> [TASK PROMPT]: Return, unaltered, every line from the beginning of the material below up to and including the one with "const pct = values.map(v".

> [GIVEN MATERIAL]:
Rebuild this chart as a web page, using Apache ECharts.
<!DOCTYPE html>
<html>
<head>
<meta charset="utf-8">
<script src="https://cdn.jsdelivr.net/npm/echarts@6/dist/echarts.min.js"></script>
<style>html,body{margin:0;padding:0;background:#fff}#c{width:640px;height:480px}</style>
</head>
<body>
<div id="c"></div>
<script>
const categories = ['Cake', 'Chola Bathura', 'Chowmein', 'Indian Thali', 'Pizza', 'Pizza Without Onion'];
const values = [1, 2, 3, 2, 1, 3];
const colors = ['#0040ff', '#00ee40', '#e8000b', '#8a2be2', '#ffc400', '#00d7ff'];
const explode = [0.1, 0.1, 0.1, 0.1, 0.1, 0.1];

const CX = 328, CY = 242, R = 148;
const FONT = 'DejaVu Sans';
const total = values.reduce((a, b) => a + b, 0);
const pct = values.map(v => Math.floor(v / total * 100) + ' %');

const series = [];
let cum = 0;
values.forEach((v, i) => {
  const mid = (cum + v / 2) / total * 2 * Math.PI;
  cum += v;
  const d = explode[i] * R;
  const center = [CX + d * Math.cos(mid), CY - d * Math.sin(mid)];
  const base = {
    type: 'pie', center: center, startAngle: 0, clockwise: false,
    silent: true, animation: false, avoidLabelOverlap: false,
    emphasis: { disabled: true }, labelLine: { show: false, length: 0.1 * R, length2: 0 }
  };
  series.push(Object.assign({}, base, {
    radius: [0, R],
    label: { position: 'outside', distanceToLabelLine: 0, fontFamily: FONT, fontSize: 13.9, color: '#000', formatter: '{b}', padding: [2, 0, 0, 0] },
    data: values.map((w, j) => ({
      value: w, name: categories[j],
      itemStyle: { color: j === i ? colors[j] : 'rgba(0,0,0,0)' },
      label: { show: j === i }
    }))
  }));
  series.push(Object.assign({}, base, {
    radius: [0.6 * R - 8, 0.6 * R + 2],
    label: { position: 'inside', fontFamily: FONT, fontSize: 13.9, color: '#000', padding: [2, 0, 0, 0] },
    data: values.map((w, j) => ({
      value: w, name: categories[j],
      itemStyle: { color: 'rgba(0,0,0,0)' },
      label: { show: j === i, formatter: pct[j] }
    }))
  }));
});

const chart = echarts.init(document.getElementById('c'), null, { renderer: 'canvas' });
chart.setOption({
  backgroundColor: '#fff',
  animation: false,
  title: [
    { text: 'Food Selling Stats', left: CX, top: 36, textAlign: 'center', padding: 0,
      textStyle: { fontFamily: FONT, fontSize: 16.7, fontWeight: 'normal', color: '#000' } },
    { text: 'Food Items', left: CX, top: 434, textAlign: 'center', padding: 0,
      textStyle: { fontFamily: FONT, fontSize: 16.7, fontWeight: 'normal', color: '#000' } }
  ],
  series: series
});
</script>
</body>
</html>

> [FINISHED TASK]:
Rebuild this chart as a web page, using Apache ECharts.
<!DOCTYPE html>
<html>
<head>
<meta charset="utf-8">
<script src="https://cdn.jsdelivr.net/npm/echarts@6/dist/echarts.min.js"></script>
<style>html,body{margin:0;padding:0;background:#fff}#c{width:640px;height:480px}</style>
</head>
<body>
<div id="c"></div>
<script>
const categories = ['Cake', 'Chola Bathura', 'Chowmein', 'Indian Thali', 'Pizza', 'Pizza Without Onion'];
const values = [1, 2, 3, 2, 1, 3];
const colors = ['#0040ff', '#00ee40', '#e8000b', '#8a2be2', '#ffc400', '#00d7ff'];
const explode = [0.1, 0.1, 0.1, 0.1, 0.1, 0.1];

const CX = 328, CY = 242, R = 148;
const FONT = 'DejaVu Sans';
const total = values.reduce((a, b) => a + b, 0);
const pct = values.map(v => Math.floor(v / total * 100) + ' %');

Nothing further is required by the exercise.